TH1D* GetHistogram(const std::string& fileName, const std::string& histogramName) {
    TFile* f = TFile::Open(fileName.c_str(), "read");
    TH1D* h = (TH1D*)f->Get(histogramName.c_str());
    f->Close();
    return h;
}

will never produce any usable histogram. The line f->Close(); invokes the destructor on the histogram, causing the function to return a pointer to, ultimately, a random memory address. If we remove the f->Close(); line then the histogram is not destroyed and the pointer returned is perfectly usable, however, we incur the cost of maintaining an open file handle. Using such a function repeatedly would exhaust the available file handles of the OS leading to a crash.

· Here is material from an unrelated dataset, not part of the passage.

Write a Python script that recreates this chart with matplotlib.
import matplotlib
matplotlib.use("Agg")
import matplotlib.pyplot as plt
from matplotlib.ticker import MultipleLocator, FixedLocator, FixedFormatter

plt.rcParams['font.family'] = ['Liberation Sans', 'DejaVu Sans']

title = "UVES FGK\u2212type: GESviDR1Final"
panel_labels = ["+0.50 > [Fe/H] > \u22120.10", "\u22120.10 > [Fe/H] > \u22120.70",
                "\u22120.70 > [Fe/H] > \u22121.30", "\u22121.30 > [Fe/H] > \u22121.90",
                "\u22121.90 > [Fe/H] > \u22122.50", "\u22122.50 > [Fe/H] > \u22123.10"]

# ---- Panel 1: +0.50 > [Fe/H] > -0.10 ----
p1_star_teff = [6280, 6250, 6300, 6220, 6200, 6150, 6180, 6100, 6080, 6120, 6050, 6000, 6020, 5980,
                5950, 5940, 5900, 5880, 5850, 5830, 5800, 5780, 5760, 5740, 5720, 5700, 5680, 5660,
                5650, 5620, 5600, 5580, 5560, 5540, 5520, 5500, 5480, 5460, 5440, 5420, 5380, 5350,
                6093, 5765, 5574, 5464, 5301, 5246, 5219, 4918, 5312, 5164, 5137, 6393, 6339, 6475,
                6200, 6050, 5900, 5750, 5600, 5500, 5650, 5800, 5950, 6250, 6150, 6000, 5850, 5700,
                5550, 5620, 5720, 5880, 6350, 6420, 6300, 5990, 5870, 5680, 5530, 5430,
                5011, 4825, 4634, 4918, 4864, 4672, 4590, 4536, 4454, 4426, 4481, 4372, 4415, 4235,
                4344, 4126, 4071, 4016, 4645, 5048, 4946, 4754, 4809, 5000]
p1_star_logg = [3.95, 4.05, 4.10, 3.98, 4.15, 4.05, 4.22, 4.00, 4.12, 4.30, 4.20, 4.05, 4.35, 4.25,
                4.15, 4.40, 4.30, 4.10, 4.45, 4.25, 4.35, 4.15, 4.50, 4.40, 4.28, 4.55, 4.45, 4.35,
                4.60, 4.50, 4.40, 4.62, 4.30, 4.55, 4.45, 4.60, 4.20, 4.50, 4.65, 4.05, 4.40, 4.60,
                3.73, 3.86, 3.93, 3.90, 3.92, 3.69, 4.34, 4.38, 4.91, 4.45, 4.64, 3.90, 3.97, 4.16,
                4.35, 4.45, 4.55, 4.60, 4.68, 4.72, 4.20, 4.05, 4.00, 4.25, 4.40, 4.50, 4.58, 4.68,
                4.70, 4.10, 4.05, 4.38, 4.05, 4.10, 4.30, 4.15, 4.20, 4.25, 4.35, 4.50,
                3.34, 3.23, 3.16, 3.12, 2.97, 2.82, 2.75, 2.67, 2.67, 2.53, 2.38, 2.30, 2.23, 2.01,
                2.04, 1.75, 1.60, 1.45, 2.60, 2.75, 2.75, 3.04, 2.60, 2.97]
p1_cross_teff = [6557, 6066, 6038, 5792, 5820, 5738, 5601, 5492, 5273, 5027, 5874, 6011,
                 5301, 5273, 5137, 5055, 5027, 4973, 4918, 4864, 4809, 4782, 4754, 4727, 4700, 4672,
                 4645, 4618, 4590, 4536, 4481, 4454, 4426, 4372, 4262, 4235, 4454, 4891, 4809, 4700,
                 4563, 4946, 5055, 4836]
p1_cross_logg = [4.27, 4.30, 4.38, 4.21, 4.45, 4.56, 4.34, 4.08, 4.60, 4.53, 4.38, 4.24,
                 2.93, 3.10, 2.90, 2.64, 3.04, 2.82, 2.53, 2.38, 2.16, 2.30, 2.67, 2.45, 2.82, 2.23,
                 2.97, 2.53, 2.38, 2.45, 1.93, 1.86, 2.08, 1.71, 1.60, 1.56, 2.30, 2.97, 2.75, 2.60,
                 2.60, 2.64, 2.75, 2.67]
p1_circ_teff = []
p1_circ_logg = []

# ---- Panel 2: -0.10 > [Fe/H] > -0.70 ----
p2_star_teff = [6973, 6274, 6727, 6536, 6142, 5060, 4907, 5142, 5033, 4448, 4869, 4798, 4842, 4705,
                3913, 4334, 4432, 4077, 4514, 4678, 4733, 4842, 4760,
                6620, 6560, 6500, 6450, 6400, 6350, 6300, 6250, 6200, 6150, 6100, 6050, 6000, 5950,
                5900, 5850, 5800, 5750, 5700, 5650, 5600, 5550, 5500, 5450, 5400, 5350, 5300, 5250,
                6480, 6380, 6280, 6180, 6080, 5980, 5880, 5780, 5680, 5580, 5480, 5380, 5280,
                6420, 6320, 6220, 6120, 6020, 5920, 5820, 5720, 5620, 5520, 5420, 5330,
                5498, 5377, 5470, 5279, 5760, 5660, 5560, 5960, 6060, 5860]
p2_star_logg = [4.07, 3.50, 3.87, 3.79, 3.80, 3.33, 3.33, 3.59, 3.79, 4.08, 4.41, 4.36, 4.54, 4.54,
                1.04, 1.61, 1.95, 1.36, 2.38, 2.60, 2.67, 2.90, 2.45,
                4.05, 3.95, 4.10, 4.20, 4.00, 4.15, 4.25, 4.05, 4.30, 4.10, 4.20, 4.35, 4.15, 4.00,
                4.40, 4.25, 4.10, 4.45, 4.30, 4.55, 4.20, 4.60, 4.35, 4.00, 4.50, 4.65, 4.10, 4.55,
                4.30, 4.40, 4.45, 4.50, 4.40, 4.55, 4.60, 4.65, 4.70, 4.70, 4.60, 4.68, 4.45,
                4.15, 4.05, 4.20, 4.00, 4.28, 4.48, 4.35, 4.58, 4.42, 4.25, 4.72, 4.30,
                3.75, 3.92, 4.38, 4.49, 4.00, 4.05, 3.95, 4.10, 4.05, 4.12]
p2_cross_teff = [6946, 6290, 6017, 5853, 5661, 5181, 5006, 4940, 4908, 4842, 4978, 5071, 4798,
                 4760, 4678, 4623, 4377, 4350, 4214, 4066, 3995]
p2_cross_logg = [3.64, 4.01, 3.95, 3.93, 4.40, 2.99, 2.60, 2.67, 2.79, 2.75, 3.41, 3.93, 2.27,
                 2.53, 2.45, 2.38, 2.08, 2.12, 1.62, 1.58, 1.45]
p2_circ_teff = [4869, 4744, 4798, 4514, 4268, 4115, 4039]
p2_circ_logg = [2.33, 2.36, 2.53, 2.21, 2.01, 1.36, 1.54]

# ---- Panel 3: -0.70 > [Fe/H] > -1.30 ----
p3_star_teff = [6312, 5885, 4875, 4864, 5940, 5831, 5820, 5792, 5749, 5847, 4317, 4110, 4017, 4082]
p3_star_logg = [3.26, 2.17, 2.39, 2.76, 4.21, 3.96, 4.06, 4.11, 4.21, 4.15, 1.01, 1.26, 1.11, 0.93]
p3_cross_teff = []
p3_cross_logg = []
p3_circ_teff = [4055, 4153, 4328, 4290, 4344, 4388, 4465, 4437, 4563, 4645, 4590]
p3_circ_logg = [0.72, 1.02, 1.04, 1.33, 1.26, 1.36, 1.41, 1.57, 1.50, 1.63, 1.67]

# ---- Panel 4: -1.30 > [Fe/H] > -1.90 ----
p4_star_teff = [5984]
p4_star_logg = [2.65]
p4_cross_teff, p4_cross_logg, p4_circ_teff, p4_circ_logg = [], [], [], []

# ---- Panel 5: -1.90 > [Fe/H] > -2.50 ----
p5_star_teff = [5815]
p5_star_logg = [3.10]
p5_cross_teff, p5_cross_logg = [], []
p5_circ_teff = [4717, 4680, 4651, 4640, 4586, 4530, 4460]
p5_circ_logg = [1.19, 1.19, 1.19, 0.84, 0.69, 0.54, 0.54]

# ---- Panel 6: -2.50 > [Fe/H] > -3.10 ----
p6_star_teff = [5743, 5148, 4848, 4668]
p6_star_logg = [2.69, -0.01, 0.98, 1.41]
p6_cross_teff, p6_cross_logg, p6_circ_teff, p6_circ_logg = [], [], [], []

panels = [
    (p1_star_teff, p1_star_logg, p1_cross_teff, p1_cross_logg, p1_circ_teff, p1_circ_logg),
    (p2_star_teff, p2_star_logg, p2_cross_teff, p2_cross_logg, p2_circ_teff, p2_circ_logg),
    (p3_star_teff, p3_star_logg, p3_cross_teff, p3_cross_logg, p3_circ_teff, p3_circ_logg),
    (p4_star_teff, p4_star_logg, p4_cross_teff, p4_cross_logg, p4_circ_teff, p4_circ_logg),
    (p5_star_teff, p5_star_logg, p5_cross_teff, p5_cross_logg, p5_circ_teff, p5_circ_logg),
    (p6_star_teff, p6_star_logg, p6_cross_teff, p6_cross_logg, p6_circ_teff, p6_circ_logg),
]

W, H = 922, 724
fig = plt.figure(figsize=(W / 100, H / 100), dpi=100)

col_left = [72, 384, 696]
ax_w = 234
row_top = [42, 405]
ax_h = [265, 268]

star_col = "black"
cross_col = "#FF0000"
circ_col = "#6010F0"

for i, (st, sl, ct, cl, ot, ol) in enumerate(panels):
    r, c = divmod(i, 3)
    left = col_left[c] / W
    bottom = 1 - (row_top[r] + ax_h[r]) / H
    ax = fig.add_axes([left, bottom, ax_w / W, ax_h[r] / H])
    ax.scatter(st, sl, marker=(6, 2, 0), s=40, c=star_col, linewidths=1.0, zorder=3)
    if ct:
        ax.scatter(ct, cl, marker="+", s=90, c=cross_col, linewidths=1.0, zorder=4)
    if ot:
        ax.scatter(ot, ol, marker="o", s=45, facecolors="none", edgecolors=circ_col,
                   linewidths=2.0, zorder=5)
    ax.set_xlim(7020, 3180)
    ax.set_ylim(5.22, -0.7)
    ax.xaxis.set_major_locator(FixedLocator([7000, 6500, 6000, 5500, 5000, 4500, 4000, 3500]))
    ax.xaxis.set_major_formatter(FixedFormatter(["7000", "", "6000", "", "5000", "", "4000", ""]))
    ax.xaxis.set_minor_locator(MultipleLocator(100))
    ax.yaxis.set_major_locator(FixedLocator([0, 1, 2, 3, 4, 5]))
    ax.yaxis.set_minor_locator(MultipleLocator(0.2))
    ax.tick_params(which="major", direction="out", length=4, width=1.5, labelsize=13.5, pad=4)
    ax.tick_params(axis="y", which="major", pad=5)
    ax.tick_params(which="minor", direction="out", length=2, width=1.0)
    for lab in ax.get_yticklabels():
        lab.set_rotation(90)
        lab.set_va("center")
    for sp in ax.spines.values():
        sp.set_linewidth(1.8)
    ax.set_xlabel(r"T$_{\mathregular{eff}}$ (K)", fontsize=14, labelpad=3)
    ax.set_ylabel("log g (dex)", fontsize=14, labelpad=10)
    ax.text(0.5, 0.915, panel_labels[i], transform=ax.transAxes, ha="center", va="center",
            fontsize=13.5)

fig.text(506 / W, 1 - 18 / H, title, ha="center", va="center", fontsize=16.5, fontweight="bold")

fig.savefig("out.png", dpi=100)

Luckily ROOT is completely capable of providing a sane solution to this problem. The answer comes from the TH1::SetDirectory(TDirectory*) method, which unregisters the histogram from whichever directory it was originally registered and registers it to the directory passed in via pointer. In the case that nullptr is passed in, the histogram is not registered anywhere. This behavior can also be turned on by default by calling TH1::AddDirectory(kFALSE);, though even here one needs to be careful to make this call prior to including any headers which may contain global variables that contain histograms, which could include reweighting/rescaling/smearing utilities. Making this proposition more difficult, in practice one uses utilities provided by other authors and while the analysis code author may not use globals, their colleagues may not be as opposed to global variables. As the analysis code author, then, one would need to also check all the utilities for global variables as turning off the automatic registration of histograms may either cause a memory leak – or the utility author may have relied on the registration and retrieves histograms via gROOT->Get(histogramName).

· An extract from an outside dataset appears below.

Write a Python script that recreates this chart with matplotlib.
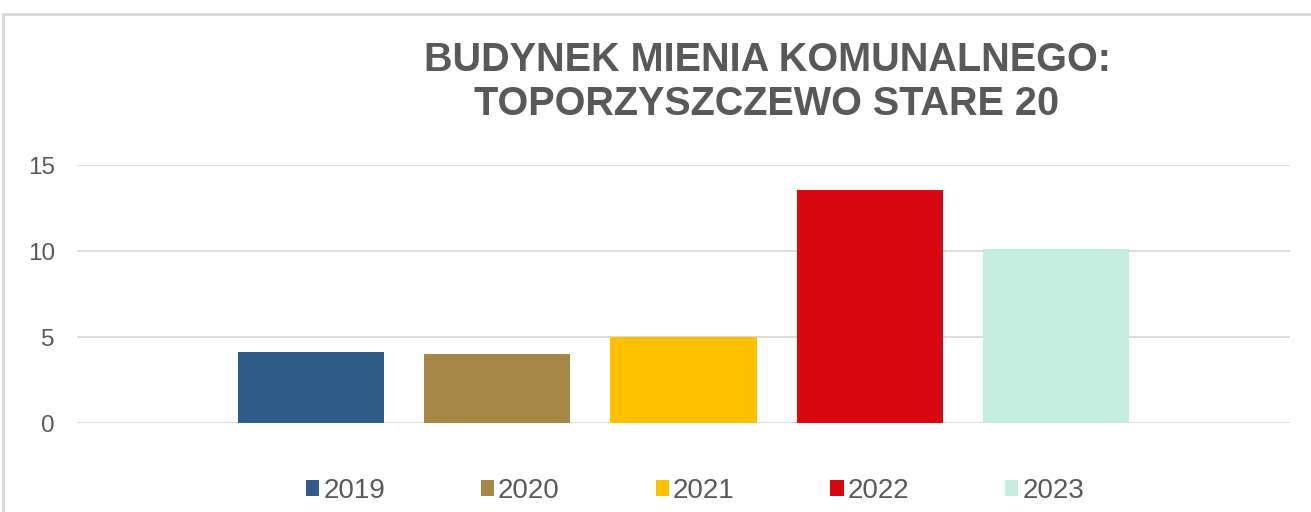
import matplotlib
matplotlib.use('Agg')
import matplotlib.pyplot as plt
from matplotlib.patches import Rectangle

years = ['2019', '2020', '2021', '2022', '2023']
values = [4.1, 4.0, 5.0, 13.55, 10.1]
colors = ['#2e5b87', '#a68645', '#ffc000', '#d9070f', '#c5ede0']
yticks = [0, 5, 10, 15]
title = 'BUDYNEK MIENIA KOMUNALNEGO:\nTOPORZYSZCZEWO STARE 20'

text_color = '#595959'
plt.rcParams['font.family'] = ['Liberation Sans', 'DejaVu Sans']

fig = plt.figure(figsize=(13.11, 5.12), dpi=100)
W, H = 1311, 512

# outer chart frame (light gray), runs off the right and bottom edges
fig.patches.append(Rectangle((3 / W, -0.1), 1.2, 1 - 14 / H + 0.1,
                             transform=fig.transFigure, fill=False,
                             edgecolor='#d9d9d9', linewidth=2))

ax = fig.add_axes([77 / W, (H - 423) / H, (1290 - 77) / W, (423 - 165) / H])

x = list(range(len(years)))
bars = ax.bar(x, values, width=0.785, color=colors, zorder=3)

ax.set_xlim(-1.258, len(years) - 1 + 1.258)
ax.set_ylim(0, 15)
ax.set_yticks(yticks)
ax.set_xticks([])
ax.yaxis.grid(True, color='#d9d9d9', linewidth=1.3, zorder=0)
for side in ax.spines.values():
    side.set_visible(False)
ax.tick_params(axis='y', length=0, pad=16, labelsize=17.5, labelcolor=text_color)

fig.text(767 / W, 1 - 82 / H, title, ha='center', va='center',
         fontsize=28.5, fontweight='bold', color=text_color, linespacing=1.2)

fig.legend(bars, years, loc='center', bbox_to_anchor=(695 / W, 1 - 491 / H),
           ncol=5, frameon=False, fontsize=20, labelcolor=text_color,
           handlelength=0.47, handleheight=0.47, handletextpad=0.15,
           columnspacing=3.45, borderpad=0, borderaxespad=0)

fig.savefig('out.png', dpi=100)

As such, I would generally not advise to use TH1::AddDirectory(kFALSE); as this leads to a potential mixed ownership of histograms, where histograms allocated prior to that do not need to be deleted and should not be stored in std::unique_ptr wrappers while objects allocated after that call must be managed. Instead, I would advise changing the GetHistogram function to this:

std::unique_ptr<TH1D> GetHistogram(const std::string& fileName, const std::string& histogramName) {
    std::unique_ptr<TFile> f(TFile::Open(fileName.c_str(), "read"));
    std::unique_ptr<TH1D> h(dynamic_cast<TH1D*>(f->Get(histogramName.c_str())));
    h->SetDirectory(nullptr);
    return h;
}

which is still making the assumption that the file exists, is readable, is not corrupt, and contains a TH1D with the specified name. The important part, however, is that this new function will not exhaust file handle resources, will not leak memory associated with the TFile, and will return a pointer to a histogram which does exist and is usable.

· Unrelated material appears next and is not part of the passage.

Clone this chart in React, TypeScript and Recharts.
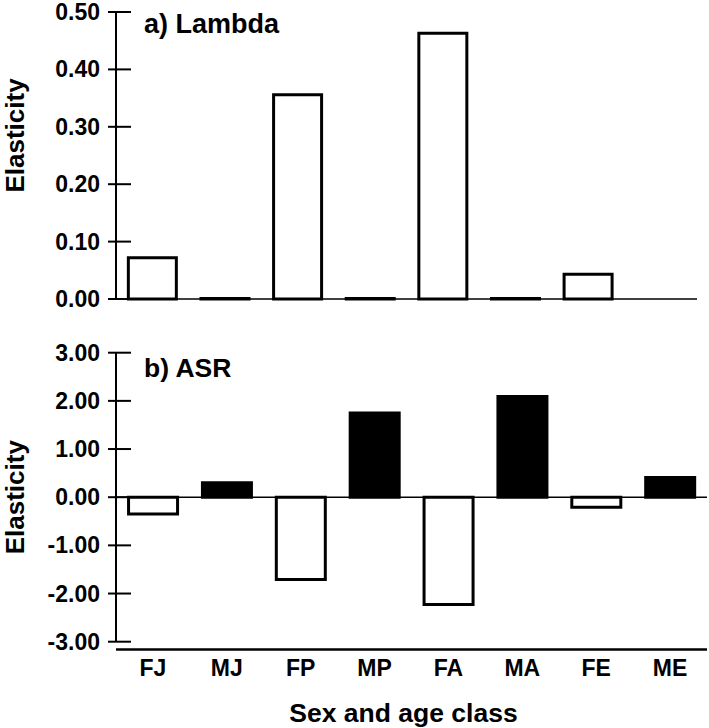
import { BarChart, Bar, XAxis, YAxis, Cell, ReferenceLine } from 'recharts';

const classes = ['FJ', 'MJ', 'FP', 'MP', 'FA', 'MA', 'FE', 'ME'];
const lambdaElasticity = [0.072, 0.001, 0.356, 0.001, 0.463, 0.001, 0.043, 0];
const asrElasticity = [-0.35, 0.3, -1.71, 1.75, -2.23, 2.09, -0.21, 0.41];
const lambdaTicks = [0, 0.1, 0.2, 0.3, 0.4, 0.5];
const asrTicks = [-3, -2, -1, 0, 1, 2, 3];

const FONT = '"Liberation Sans", Arial, Helvetica, sans-serif';

const lambdaData = classes.map((cls, i) => ({ cls, value: lambdaElasticity[i] }));
const asrData = classes.map((cls, i) => ({ cls, value: asrElasticity[i] }));

// label sits left of the axis, tick line crosses the axis
function YTick(props: any) {
  const { x, y, payload } = props;
  return (
    <g>
      <line x1={x + 8} y1={y} x2={x + 31} y2={y} stroke="#000" strokeWidth={2} />
      <text
        x={x}
        y={y}
        textAnchor="end"
        dominantBaseline="central"
        fontFamily={FONT}
        fontWeight="bold"
        fontSize={23}
        fill="#000"
      >
        {Number(payload.value).toFixed(2)}
      </text>
    </g>
  );
}

function elasticityLabel(shift: number) {
  return (props: any) => {
    const vb = props.viewBox || {};
    const cy = (vb.y ?? 0) + (vb.height ?? 0) / 2 + shift;
    return (
      <text
        x={15}
        y={cy}
        transform={`rotate(-90, 15, ${cy})`}
        textAnchor="middle"
        dominantBaseline="central"
        fontFamily={FONT}
        fontWeight="bold"
        fontSize={26}
        fill="#000"
      >
        Elasticity
      </text>
    );
  };
}

function xTitle(props: any) {
  const vb = props.viewBox || {};
  return (
    <text
      x={(vb.x ?? 0) + (vb.width ?? 0) / 2 - 8}
      y={(vb.y ?? 0) + 80}
      textAnchor="middle"
      fontFamily={FONT}
      fontWeight="bold"
      fontSize={26.5}
      fill="#000"
    >
      Sex and age class
    </text>
  );
}

export default function App() {
  return (
    <div style={{ position: 'absolute', left: 0, top: 0, width: 709, height: 728, background: '#fff' }}>
      <div style={{ position: 'absolute', left: 0, top: 0 }}>
        <BarChart
          width={709}
          height={320}
          data={lambdaData}
          margin={{ top: 12, right: 12, bottom: 21, left: 0 }}
          barCategoryGap="17%"
        >
          <XAxis dataKey="cls" hide />
          <YAxis
            width={116}
            domain={[0, 0.5]}
            ticks={lambdaTicks}
            interval={0}
            tickLine={false}
            tickSize={0}
            tickMargin={16}
            axisLine={{ stroke: '#000', strokeWidth: 2 }}
            tick={<YTick />}
            label={{ content: elasticityLabel(-20) }}
          />
          <ReferenceLine y={0} stroke="#000" strokeWidth={1.5} />
          <Bar dataKey="value" isAnimationActive={false} stroke="#000" strokeWidth={3}>
            {lambdaData.map((d) => (
              <Cell key={d.cls} fill="#fff" />
            ))}
          </Bar>
        </BarChart>
      </div>
      <div style={{ position: 'absolute', left: 0, top: 330 }}>
        <BarChart
          width={709}
          height={398}
          data={asrData}
          margin={{ top: 22.7, right: 2, bottom: 26.3, left: 0 }}
          barCategoryGap="17%"
        >
          <XAxis
            dataKey="cls"
            height={60}
            interval={0}
            axisLine={false}
            tickLine={false}
            tickSize={0}
            tickMargin={18}
            tick={{ fontSize: 23, fontWeight: 'bold', fill: '#000', fontFamily: FONT }}
            label={{ content: xTitle }}
          />
          <YAxis
            width={116}
            domain={[-3, 3]}
            ticks={asrTicks}
            interval={0}
            tickLine={false}
            tickSize={0}
            tickMargin={16}
            axisLine={{ stroke: '#000', strokeWidth: 2 }}
            tick={<YTick />}
            label={{ content: elasticityLabel(0) }}
          />
          <ReferenceLine y={0} stroke="#000" strokeWidth={1.5} />
          <ReferenceLine y={-3.16} ifOverflow="visible" stroke="#000" strokeWidth={2.5} />
          <Bar dataKey="value" isAnimationActive={false} stroke="#000" strokeWidth={3}>
            {asrData.map((d) => (
              <Cell key={d.cls} fill={d.value < 0 ? '#fff' : '#000'} />
            ))}
          </Bar>
        </BarChart>
      </div>
      <svg
        width={709}
        height={728}
        style={{ position: 'absolute', left: 0, top: 0, pointerEvents: 'none' }}
      >
        <text x={144} y={33} fontFamily={FONT} fontWeight="bold" fontSize={27} fill="#000">
          a) Lambda
        </text>
        <text x={144} y={377} fontFamily={FONT} fontWeight="bold" fontSize={26.5} fill="#000">
          b) ASR
        </text>
      </svg>
    </div>
  );
}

Now we can begin to understand the way that std::unique_ptr can bring back an old problem that moderately experienced ROOT users have almost certainly encountered: a double free error. Consider this code:

TFile* data = TFile::Open("data.root", "read");
TTree* tree = (TTree*)data->Get("tree_name");
/* Code to read in desired branches */
TFile* outputFile = TFile::Open("output.root", "recreate");
TH1D* elPt = new TH1D("el_pt", "Electron p_{T} (GeV)", 100, 20., 120.);
/* Lots of analysis code */
outputFile->Write();
delete outputFile;
delete elPt;
delete data;

At this point, the author of such code has probably realized that the lifetime of the allocated objects exceeds the lifetime of the function, which assuming it isn’t main is non-ideal. They’ve also realized that the destructor for a TFile first calls the Close method so in fact delete outputFile; and delete data; will properly close the file first and unregister the objects from ROOT’s garbage collection system before actually freeing the memory.

Instead, the trouble comes from the order of the first two delete calls. Here, delete outputFile; also deletes all objects registered to it, which is the histogram pointed to by elPt. Therefore, delete outputFile; also calls delete elPt; so the explicit call to delete elPt; is redundant, despite the fact that pointer was created via an explicit call to new. This, of course, is the source of the double free error. The solution is trivial, either reorder the first two delete calls so that delete elPt; is first, or recognize that it was automagically garbage collected as part of delete outputFile; and we don’t need to handle the memory anymore. Perhaps even setting elPt = nullptr; is a good solution to avoid using an invalid pointer.

How does std::unique_ptr bring up this problem again? If we simply switch to using std::unique_ptr<TH1D> for elPt alone, then the destructors are called in the reverse order of the variable declarations. This means that the destructor for elPt is called first, then the “destructors” for the raw pointers. With the delete outputFile; in place, the histogram held by elPt is also registered with the output file, so delete outputFile; actually deletes the resource meant to be managed by elPt. This again results in a double free error, invoked by the destructor for the std::unique_ptr as some other object has ownership. Even trying to use std::shared_ptr to better represent the memory management of the histogram would not work as the histogram is not registered as a std::shared_ptr inside ROOT.

It’s clear that if we want to use std::unique_ptr we need to do that for all ROOT objects. Going back to the stack unwinding argument, if there is an uncaught exception then only the raw pointers themselves are deallocated, the underlying object does not have its destructor called. Thus, open files are not properly closed if held by a raw TFile*. With the above code, it can be seen that switching all pointers to std::unique_ptr would result in destructors being called in the following order:

elPt
outputFile
tree
data

which is exactly what we want in this case. However, it’s also clear that declaration order also matters since reversing any two objects would also reverse their destructors. In the case of elPt and outputFile, this matters, as does tree and data for much the same reason (tree is registered with data).

The simplest possible code to run interactively in ROOT to generate a double free error that I have found is:

root [0] unique_ptr<TH1D> h(new TH1D("h", "test", 10, 0., 10.));
root [1] .q

Here, the interactive ROOT session itself takes ownership of the histogram along with the std::unique_ptr. Thus, there is a valid memory address for gDirectory which points to the TRint created by the ROOT session and this is where the created histogram is registered. The interactive ROOT session is destroyed when using the ROOT command .q to quit, and the std::unique_ptr goes out of scope afterwards. First the registered ROOT objects are destroyed, and then the destructor for the std::unique_ptr is invoked which triggers the double free error.